→ **Problem requirements**
Every line of the data that contains the string "this" must be copied.

→ **Records shown**
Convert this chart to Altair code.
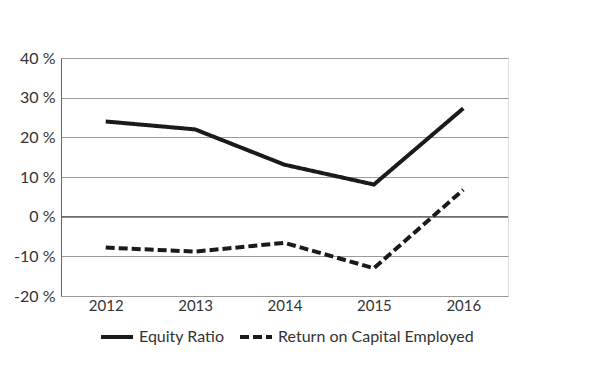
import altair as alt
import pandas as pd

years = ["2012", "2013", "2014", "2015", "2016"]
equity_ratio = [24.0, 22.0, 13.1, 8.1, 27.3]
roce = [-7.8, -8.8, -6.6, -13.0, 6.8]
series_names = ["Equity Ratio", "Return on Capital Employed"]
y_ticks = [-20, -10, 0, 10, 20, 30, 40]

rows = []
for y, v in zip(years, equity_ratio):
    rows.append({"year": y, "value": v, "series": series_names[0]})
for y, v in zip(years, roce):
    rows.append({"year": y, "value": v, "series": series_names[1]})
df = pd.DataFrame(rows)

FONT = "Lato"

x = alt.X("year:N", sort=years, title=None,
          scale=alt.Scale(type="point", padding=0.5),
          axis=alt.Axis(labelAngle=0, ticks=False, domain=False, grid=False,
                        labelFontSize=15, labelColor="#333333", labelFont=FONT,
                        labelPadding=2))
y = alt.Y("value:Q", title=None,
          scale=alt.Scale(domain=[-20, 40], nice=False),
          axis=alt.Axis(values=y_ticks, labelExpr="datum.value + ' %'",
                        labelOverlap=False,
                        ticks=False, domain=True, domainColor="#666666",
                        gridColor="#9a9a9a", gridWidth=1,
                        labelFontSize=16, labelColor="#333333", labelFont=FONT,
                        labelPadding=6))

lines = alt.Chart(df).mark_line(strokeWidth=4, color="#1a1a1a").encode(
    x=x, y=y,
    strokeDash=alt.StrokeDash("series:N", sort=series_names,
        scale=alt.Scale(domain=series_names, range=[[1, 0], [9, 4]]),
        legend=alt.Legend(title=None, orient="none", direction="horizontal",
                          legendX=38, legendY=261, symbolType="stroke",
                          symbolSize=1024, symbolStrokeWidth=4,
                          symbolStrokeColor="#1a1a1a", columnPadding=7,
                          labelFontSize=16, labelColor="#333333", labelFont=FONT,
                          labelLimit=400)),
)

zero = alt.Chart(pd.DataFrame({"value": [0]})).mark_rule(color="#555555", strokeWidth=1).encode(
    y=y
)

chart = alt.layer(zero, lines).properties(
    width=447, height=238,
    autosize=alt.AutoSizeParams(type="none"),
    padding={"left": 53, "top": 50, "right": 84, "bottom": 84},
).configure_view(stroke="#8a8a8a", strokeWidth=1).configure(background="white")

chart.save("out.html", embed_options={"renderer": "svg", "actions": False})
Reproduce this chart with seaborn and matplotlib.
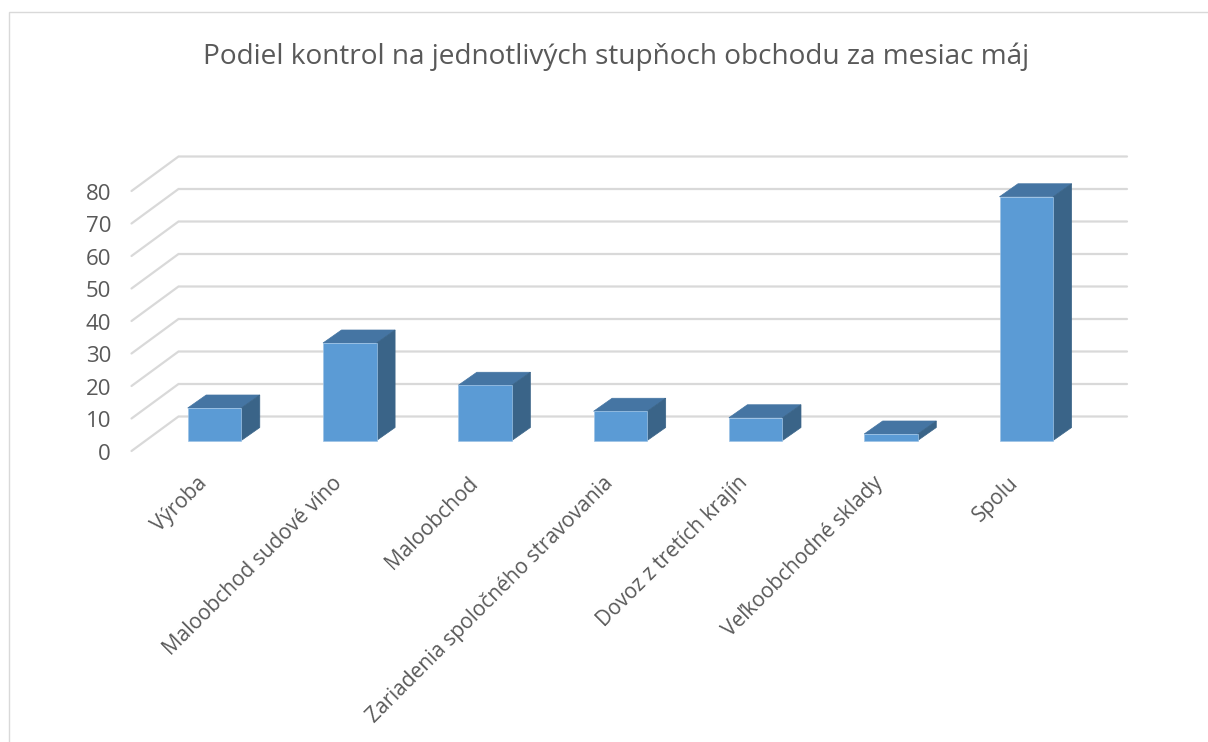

→ **Output below**
Convert this chart to Altair code.
Reproduce this chart with seaborn and matplotlib.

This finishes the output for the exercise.